La sanidad de Castilla y León anda revuelta últimamente y eso que sale bien parada en los informes y balances nacionales conocidos y la opinión de los usuarios, en términos generales, es más que aceptable. La paradoja puede radicar entonces en que las protestas, algunas tan sonadas como las de Ponferrada, Salamanca, Benavente o Burgos, no se dirigen precisamente hacia los profesionales del sector, sino hacia una forma de gestionar por parte de la Gerencia Regional que deja mucho que desear, al menos en el plano de las sensibilidades personales y el aconsejable diálogo. No hace falta tampoco ser un lince para saber lo fácil que puede resultar alentar las quejas en una materia como la que nos ocupa. Porque sabido es que con las cosas de la salud y el bolsillo no es, que digamos, muy complicado soliviantar desde posiciones políticas los ánimos de la gente y azuzar los vientos huracanados.

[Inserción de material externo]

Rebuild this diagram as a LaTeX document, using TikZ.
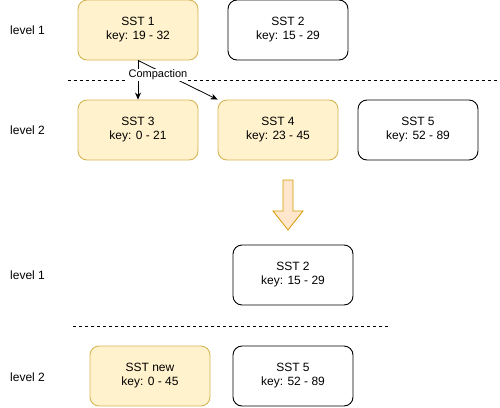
\documentclass[tikz,border=0pt]{standalone}
\usepackage{fontspec}
\setmainfont{Liberation Sans}
\usepackage{xcolor}
\usetikzlibrary{arrows.meta,positioning,calc}
\definecolor{sstfill}{HTML}{FFF2CC}
\definecolor{sstdraw}{HTML}{D6B656}
\definecolor{movefill}{HTML}{FFE6CC}
\definecolor{movedraw}{HTML}{D79B00}

\begin{document}
\begin{tikzpicture}[
    x=1pt, y=-1pt,
    font=\fontsize{12}{14}\selectfont,
    sst/.style={rectangle, draw, rounded corners=9pt, minimum height=60pt, minimum width=120pt, fill=white, align=center, line width=0.9pt},
    merged/.style={sst, fill=sstfill, draw=sstdraw},
    levellabel/.style={anchor=west, inner sep=0pt},
    divider/.style={dash pattern=on 3pt off 3pt, line width=0.8pt},
    arrow/.style={-{Stealth[length=7pt, width=6pt]}, line width=0.8pt}
]
    \useasboundingbox (0,0) rectangle (500,407);

    % --- 1. Before compaction ---
    \node[levellabel] (lvlA) at (10,30) {level 1};
    \node[levellabel] (lvlB) at (10,130) {level 2};

    \node[merged] (sst1) at (138,30) {SST 1\\key: 19 - 32};
    \node[sst] (sst2) at (288,30) {SST 2\\key: 15 - 29};

    \node[merged] (sst3) at (138,130) {SST 3\\key: 0 - 21};
    \node[merged] (sst4) at (278,130) {SST 4\\key: 23 - 45};
    \node[sst] (sst5) at (418,130) {SST 5\\key: 52 - 89};

    \coordinate (topL) at (68,80);
    \coordinate (topR) at (500,80);
    \draw[divider] (topL) -- (topR);

    % Compaction arrows
    \draw[arrow] (sst1.south) -- (sst3.north);
    \draw[arrow] (sst1.south) -- (sst4.north west);
    \node[fill=white, inner sep=1pt, font=\fontsize{11}{13}\selectfont] (compact) at (158,75) {Compaction};

    % --- 2. Transition arrow ---
    \draw[fill=movefill, draw=movedraw, line width=0.8pt]
        (283,180) -- (293,180) -- (293,211) -- (303,211) -- (288,230)
        -- (273,211) -- (283,211) -- cycle;

    % --- 3. After compaction ---
    \node[levellabel] (lvlC) at (10,275) {level 1};
    \node[levellabel] (lvlD) at (10,377) {level 2};

    \node[sst] (sst2b) at (293,275) {SST 2\\key: 15 - 29};

    \coordinate (botL) at (73,326);
    \coordinate (botR) at (388,326);
    \draw[divider] (botL) -- (botR);

    \node[merged] (sstnew) at (150,376) {SST new\\key: 0 - 45};
    \node[sst] (sst5b) at (293,376) {SST 5\\key: 52 - 89};

\end{tikzpicture}
\end{document}
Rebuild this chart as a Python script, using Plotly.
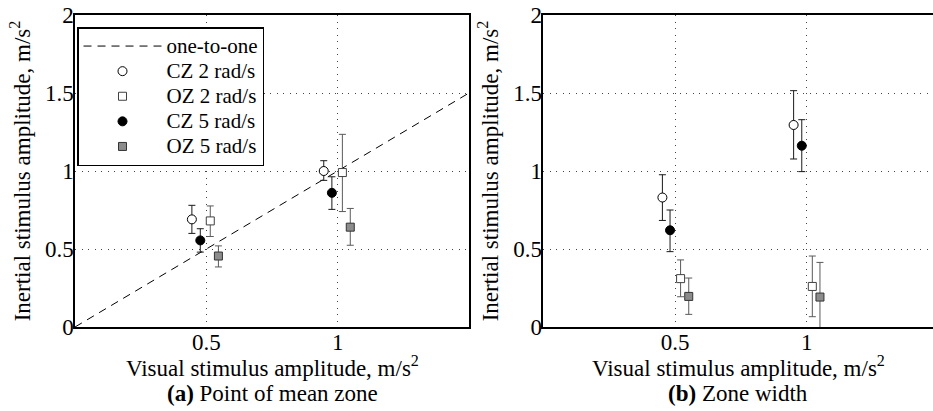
import plotly.graph_objects as go

# ---------------- data ----------------
one_x = [0, 1.5]
one_y = [0, 1.5]

# (a) Point of mean zone
a_cz2_x = [0.445, 0.947]; a_cz2_y = [0.69, 1.00];  a_cz2_hi = [0.78, 1.066]; a_cz2_lo = [0.60, 0.94]
a_oz2_x = [0.515, 1.018]; a_oz2_y = [0.68, 0.99];  a_oz2_hi = [0.776, 1.235]; a_oz2_lo = [0.58, 0.74]
a_cz5_x = [0.477, 0.978]; a_cz5_y = [0.555, 0.86]; a_cz5_hi = [0.63, 0.963]; a_cz5_lo = [0.48, 0.754]
a_oz5_x = [0.546, 1.048]; a_oz5_y = [0.455, 0.64]; a_oz5_hi = [0.52, 0.76];  a_oz5_lo = [0.385, 0.524]

# (b) Zone width
b_cz2_x = [0.452, 0.950]; b_cz2_y = [0.83, 1.295]; b_cz2_hi = [0.976, 1.515]; b_cz2_lo = [0.683, 1.077]
b_cz5_x = [0.481, 0.981]; b_cz5_y = [0.62, 1.162]; b_cz5_hi = [0.75, 1.329];  b_cz5_lo = [0.483, 0.996]
b_oz2_x = [0.521, 1.021]; b_oz2_y = [0.31, 0.26];  b_oz2_hi = [0.43, 0.455];  b_oz2_lo = [0.194, 0.066]
b_oz5_x = [0.552, 1.050]; b_oz5_y = [0.196, 0.192]; b_oz5_hi = [0.314, 0.414]; b_oz5_lo = [0.081, -0.05]

x_ticks = [0.5, 1]
x_tick_text = ["0.5", "1"]
y_ticks = [0, 0.5, 1, 1.5, 2]
y_tick_text = ["0", "0.5", "1", "1.5", "2"]

names = ["CZ 2 rad/s", "OZ 2 rad/s", "CZ 5 rad/s", "OZ 5 rad/s"]
line_name = "one-to-one"

FONT = "Liberation Serif"
FS = 23
LEG_FS = 21

styles = {
    "CZ 2 rad/s": dict(symbol="circle", size=9, color="white", line=dict(color="black", width=1), err="#1a1a1a"),
    "OZ 2 rad/s": dict(symbol="square", size=8, color="white", line=dict(color="#404040", width=1), err="#5a5a5a"),
    "CZ 5 rad/s": dict(symbol="circle", size=9, color="black", line=dict(color="black", width=1), err="#1a1a1a"),
    "OZ 5 rad/s": dict(symbol="square", size=8, color="#8c8c8c", line=dict(color="#333333", width=1), err="#5a5a5a"),
}

def leg(txt):
    return f'<span style="font-size:{LEG_FS}px">{txt}</span>'

fig = go.Figure()

fig.add_trace(go.Scatter(x=one_x, y=one_y, mode="lines", name=leg(line_name),
                         line=dict(color="black", width=1, dash="8px,6px"),
                         xaxis="x", yaxis="y", showlegend=True))

def add_series(x, y, hi, lo, name, xa, ya, show):
    s = styles[name]
    plus = [h - v for h, v in zip(hi, y)]
    minus = [v - l for v, l in zip(y, lo)]
    fig.add_trace(go.Scatter(
        x=x, y=y, mode="markers", name=leg(name), xaxis=xa, yaxis=ya, showlegend=show,
        marker=dict(symbol=s["symbol"], size=s["size"], color=s["color"], line=s["line"]),
        error_y=dict(type="data", symmetric=False, array=plus, arrayminus=minus,
                     color=s["err"], thickness=1, width=3.5),
    ))

add_series(a_cz2_x, a_cz2_y, a_cz2_hi, a_cz2_lo, names[0], "x", "y", True)
add_series(a_oz2_x, a_oz2_y, a_oz2_hi, a_oz2_lo, names[1], "x", "y", True)
add_series(a_cz5_x, a_cz5_y, a_cz5_hi, a_cz5_lo, names[2], "x", "y", True)
add_series(a_oz5_x, a_oz5_y, a_oz5_hi, a_oz5_lo, names[3], "x", "y", True)

add_series(b_cz2_x, b_cz2_y, b_cz2_hi, b_cz2_lo, names[0], "x2", "y2", False)
add_series(b_oz2_x, b_oz2_y, b_oz2_hi, b_oz2_lo, names[1], "x2", "y2", False)
add_series(b_cz5_x, b_cz5_y, b_cz5_hi, b_cz5_lo, names[2], "x2", "y2", False)
add_series(b_oz5_x, b_oz5_y, b_oz5_hi, b_oz5_lo, names[3], "x2", "y2", False)

W, H = 933, 411
PT, PB = 15, 327
PH = PB - PT
grid = dict(showgrid=True, gridcolor="#444444", gridwidth=1, griddash="1px,5.5px")
axline = dict(showline=True, linecolor="black", linewidth=1.5, zeroline=False,
              ticks="", ticklen=0, automargin=False,
              tickfont=dict(family=FONT, size=FS, color="black"))

ytitle = dict(text="Inertial stimulus amplitude, m/s<sup>2</sup>",
              font=dict(family=FONT, size=FS, color="black"), standoff=8)

xlab = "Visual stimulus amplitude, m/s<sup>2</sup>"

fig.update_layout(
    width=W, height=H,
    margin=dict(l=0, r=0, t=PT, b=H - PB),
    paper_bgcolor="white", plot_bgcolor="white",
    font=dict(family=FONT, size=FS, color="black"),
    xaxis=dict(domain=[75 / W, 469 / W], range=[0, 1.5], tickvals=x_ticks, ticktext=x_tick_text,
               mirror=True, ticklabelstandoff=-6, **grid, **axline),
    yaxis=dict(domain=[0, 1], range=[0, 2], tickvals=y_ticks, ticktext=y_tick_text,
               mirror=True, title=ytitle, anchor="x", ticklabelstandoff=-5, **grid, **axline),
    xaxis2=dict(domain=[543.3 / W, 1], range=[0, 1.479], tickvals=x_ticks, ticktext=x_tick_text,
                mirror=True, anchor="y2", ticklabelstandoff=-6, **grid, **axline),
    yaxis2=dict(domain=[0, 1], range=[0, 2], tickvals=y_ticks, ticktext=y_tick_text,
                mirror=False, title=ytitle, anchor="x2", ticklabelstandoff=-5, **grid, **axline),
    legend=dict(x=77 / W, y=1 - 12 / PH, xanchor="left", yanchor="top",
                bgcolor="white", bordercolor="black", borderwidth=1.5,
                font=dict(family=FONT, size=17, color="black"),
                itemwidth=78, tracegroupgap=0),
    showlegend=True,
    annotations=[
        dict(text=xlab, xref="paper", yref="paper",
             x=272 / W, y=-(366 - PB) / PH, xanchor="center", yanchor="middle", showarrow=False,
             font=dict(family=FONT, size=FS, color="black")),
        dict(text=xlab, xref="paper", yref="paper",
             x=738 / W, y=-(366 - PB) / PH, xanchor="center", yanchor="middle", showarrow=False,
             font=dict(family=FONT, size=FS, color="black")),
        dict(text="<b>(a)</b> Point of mean zone", xref="paper", yref="paper",
             x=272 / W, y=-(394 - PB) / PH, xanchor="center", yanchor="middle", showarrow=False,
             font=dict(family=FONT, size=FS, color="black")),
        dict(text="<b>(b)</b> Zone width", xref="paper", yref="paper",
             x=738 / W, y=-(394 - PB) / PH, xanchor="center", yanchor="middle", showarrow=False,
             font=dict(family=FONT, size=FS, color="black")),
    ],
)

fig.write_html("out.html", config={"displayModeBar": False},
               post_script="document.body.style.margin='0';document.body.style.padding='0';")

Pero, al margen de esas cuestiones más o menos apreciables, lo cierto es que para cualquier gobierno lo peor a lo que se puede enfrentar es al continuo desaire público de sus administrados por una mala gestión sanitaria. No se trata tanto de un cierre temporal de una planta u otra, o de la demora inasumible para una intervención quirúrgica de relevancia -circunstancias que seguro nadie desea y que, por desgracia, siempre han ido y venido como el Guadiana-, sino, más bien, de una cuestión de pura organización sanitaria y del equitativo reparto de los recursos públicos. No parece que las unidades de gestión promovidas por la Consejería hayan arreglado la situación, ni que el sistema haya mejorado la atención que se presta en el medio rural, donde curiosamente menos protestas hay y, en cambio, donde el desaguisado es creciente.

En fin, yo que los responsables de la Consejería me lo haría mirar.